The Middleton-Cross Plains Area School District recently took the first step in returning its students and staff to in-person learning. On Feb. 1, nearly 11 months after virtual learning began, the district’s elementary schools began a hybrid instructional model where each student who elects to be in the universal model is in the building for two days a week.
Students are assigned to one of two cohorts and go to the school building on either Monday and Tuesday or Thursday and Friday, depending on their cohort. Students who chose to be in the fully virtual model are continuing to attend school online everyday, with some teachers assigned to the fully virtual model.
The school district has implemented a comprehensive list of coronavirus safety guidelines that students and staff are expected to follow while in the building, including physical distancing, masking, eating lunch in classrooms, limited bathroom capacity, and alphabetically assigned pick-up and drop-off times for parents who drive their kids to school.
With cohorts and all these safety protocols, school is not the same as it was last February, but a lot of things are familiar. Students get to see half of their classmates in person on days when they are in school, and they still get to go to all of their classes.
Robin Gaffaney, a first grade teacher at Sunset Ridge, was happy to see her students back in the classroom the day they returned to in-person learning.
“Personally, I felt very excited, just because these little kids are six and seven and I feel like having them in here and getting to see each other, even if we’re six feet apart and masked, was great for them socially, emotionally, and even academically, said Gaffaney.”
The transition has been exciting, but also mostly smooth and efficient. Teachers and staff ran through different scenarios before students returned to the building and the district set up safety materials everywhere.

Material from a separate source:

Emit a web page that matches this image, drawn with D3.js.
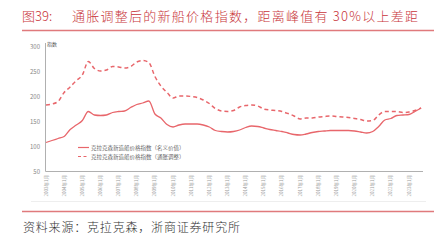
<!DOCTYPE html>
<html>
<head>
<meta charset="utf-8">
<script src="https://cdn.jsdelivr.net/npm/d3@7"></script>
<style>
  body { margin: 0; background: #fff; }
  svg { display: block; font-family: "Noto Sans CJK SC", "Noto Sans", sans-serif; }
</style>
</head>
<body>
<svg width="442" height="248"></svg>
<script>
// sample dates, every four months
var dates = [];
for (var y = 2003; y <= 2023; y++) {
  ["01", "05", "09"].forEach(function(m){ dates.push(y + "-" + m); });
}

// Clarksons newbuilding price index, nominal
var nominal = [
  108, 112, 116,
  120, 134, 143,
  152, 170, 163,
  162, 163, 168,
  170, 171, 178,
  184, 187, 191,
  165, 157, 144,
  139, 143, 145,
  145, 145, 143,
  139, 132, 130,
  129, 130, 133,
  138, 141, 140,
  137, 134, 132,
  130, 127, 124,
  123, 125, 128,
  130, 131, 132,
  132, 132, 132,
  131, 129, 127,
  130, 140, 153,
  156, 162, 163,
  164, 170, 177
];

// inflation adjusted
var adjusted = [
  183, 185, 190,
  208, 219, 232,
  243, 270, 256,
  251, 253, 260,
  259, 257, 260,
  269, 272, 268,
  240, 221, 208,
  197, 201, 201,
  200, 198, 193,
  186, 176, 171,
  170, 172, 179,
  182, 183, 181,
  175, 173, 172,
  170, 166, 161,
  155, 157, 157,
  159, 160, 161,
  160, 159, 158,
  156, 154, 151,
  152, 163, 170,
  170, 170, 168,
  169, 172, 177
];

var yTicks = [50, 100, 150, 200, 250, 300];
var tickYears = d3.range(2003, 2024);

var seriesNames = ["克拉克森新造船价格指数（名义价值）", "克拉克森新造船价格指数（通胀调整）"];

var red = "#e8666b";
var parse = d3.timeParse("%Y-%m");

var svg = d3.select("svg");

// title
svg.append("text")
  .attr("x", 22).attr("y", 21)
  .attr("fill", "#c8353a")
  .style("font-size", "13px")
  .style("font-weight", 300)
  .text("图39:");
svg.append("text")
  .attr("x", 72).attr("y", 21)
  .attr("fill", "#c8353a")
  .attr("textLength", 346)
  .attr("lengthAdjust", "spacing")
  .style("font-size", "13px")
  .style("font-weight", 300)
  .text("通胀调整后的新船价格指数，距离峰值有 30%以上差距");
svg.append("line")
  .attr("x1", 22).attr("x2", 434).attr("y1", 30.5).attr("y2", 30.5)
  .attr("stroke", "#e07a7c").attr("stroke-width", 1.5);

var x = d3.scaleTime()
  .domain([parse("2003-01"), parse("2023-01")])
  .range([46, 409]);

var yS = d3.scaleLinear()
  .domain([50, 300])
  .range([171.5, 46.5]);

// axes
svg.append("line")
  .attr("x1", 45.5).attr("x2", 45.5).attr("y1", 43).attr("y2", 171.5)
  .attr("stroke", "#b0b0b0").attr("stroke-width", 1);
svg.append("line")
  .attr("x1", 45.5).attr("x2", 423).attr("y1", 171.5).attr("y2", 171.5)
  .attr("stroke", "#b0b0b0").attr("stroke-width", 1);

svg.append("text")
  .attr("x", 47).attr("y", 46)
  .attr("fill", "#555")
  .style("font-size", "5px")
  .text("指数");

svg.selectAll(".ytick")
  .data(yTicks)
  .enter().append("text")
  .attr("class", "ytick")
  .attr("x", 40)
  .attr("y", function(d){ return yS(d) + 2; })
  .attr("text-anchor", "end")
  .attr("fill", "#888")
  .style("font-size", "6px")
  .text(function(d){ return d; });

svg.selectAll(".xtick")
  .data(tickYears)
  .enter().append("text")
  .attr("class", "xtick")
  .attr("transform", function(d){
    return "translate(" + (x(parse(d + "-01")) + 1.5) + ",175) rotate(-90)";
  })
  .attr("text-anchor", "end")
  .attr("fill", "#9a9a9a")
  .style("font-size", "4.5px")
  .text(function(d){ return d + "年1月"; });

// lines
var line = d3.line()
  .x(function(d){ return x(parse(d[0])); })
  .y(function(d){ return yS(d[1]); })
  .curve(d3.curveMonotoneX);

svg.append("path")
  .datum(d3.zip(dates, adjusted))
  .attr("d", line)
  .attr("fill", "none")
  .attr("stroke", red)
  .attr("stroke-width", 1.5)
  .attr("stroke-dasharray", "4,3");

svg.append("path")
  .datum(d3.zip(dates, nominal))
  .attr("d", line)
  .attr("fill", "none")
  .attr("stroke", red)
  .attr("stroke-width", 1.3);

// legend
var leg = svg.selectAll(".leg")
  .data(seriesNames)
  .enter().append("g")
  .attr("class", "leg")
  .attr("transform", function(d, i){ return "translate(78," + (147.5 + i * 9) + ")"; });
leg.append("line")
  .attr("x1", 0).attr("x2", 11).attr("y1", 0).attr("y2", 0)
  .attr("stroke", red).attr("stroke-width", 1.2)
  .attr("stroke-dasharray", function(d, i){ return i ? "3,2.5" : null; });
leg.append("text")
  .attr("x", 13).attr("y", 2)
  .attr("fill", "#666")
  .style("font-size", "5.5px")
  .text(function(d){ return d; });

// bottom rules and source
svg.append("line")
  .attr("x1", 31).attr("x2", 426).attr("y1", 201.5).attr("y2", 201.5)
  .attr("stroke", "#eeeeee").attr("stroke-width", 1);
svg.append("line")
  .attr("x1", 22).attr("x2", 434).attr("y1", 211.5).attr("y2", 211.5)
  .attr("stroke", "#e07a7c").attr("stroke-width", 1.5);
svg.append("text")
  .attr("x", 23).attr("y", 232)
  .attr("fill", "#333")
  .attr("textLength", 217)
  .attr("lengthAdjust", "spacing")
  .style("font-size", "12px")
  .style("font-weight", 300)
  .text("资料来源：克拉克森，浙商证券研究所");
</script>
</body>
</html>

There are dots on the floor for distancing and lots of hand sanitizer and cleaning solution.
Because MCPASD is returning to the buildings later than many other schools, the district was able to learn from other schools that returned to in-person instruction earlier. MCPASD was able to implement strategies that have been successful at other schools before opening the doors to its students.
Elementary students have been very compliant with COVID safety protocols, keeping their masks on and making sure to stay six feet apart in the classrooms and hallways. “They walk down the hall and they automatically put their arms up,” Gaffaney said. “They’re so good about it, you just teach them one time. Once you teach them the protocol, they’re very good with that stuff.”
Gaffaney’s first grade students are learning together most of the day now, both “zoomers and roomers.” Students whose cohort is at home for the day Zoom into the classroom for a few classes each day and complete some work asynchronously, but each week they phase in new classes to Zoom into live. Eventually, all learning will be synchronous with students in the classroom and at home getting instruction from their teacher at the same time.
Even though they have returned to being in the building half of the days, students at the elementary schools will still be missing out on a few things that COVID safety prohibits. There are not any assemblies, hundredth day celebrations between classrooms, or reading buddies from a different grade, but teachers are working hard to make sure that even though they’re restricted to the classroom, kids are having as much fun as possible.
After a successful elementary school transition, the middle and high schools can look forward to returning to school in a hybrid model in the next few weeks, with the middle schools returning on Feb. 22 and the high school following on March 11.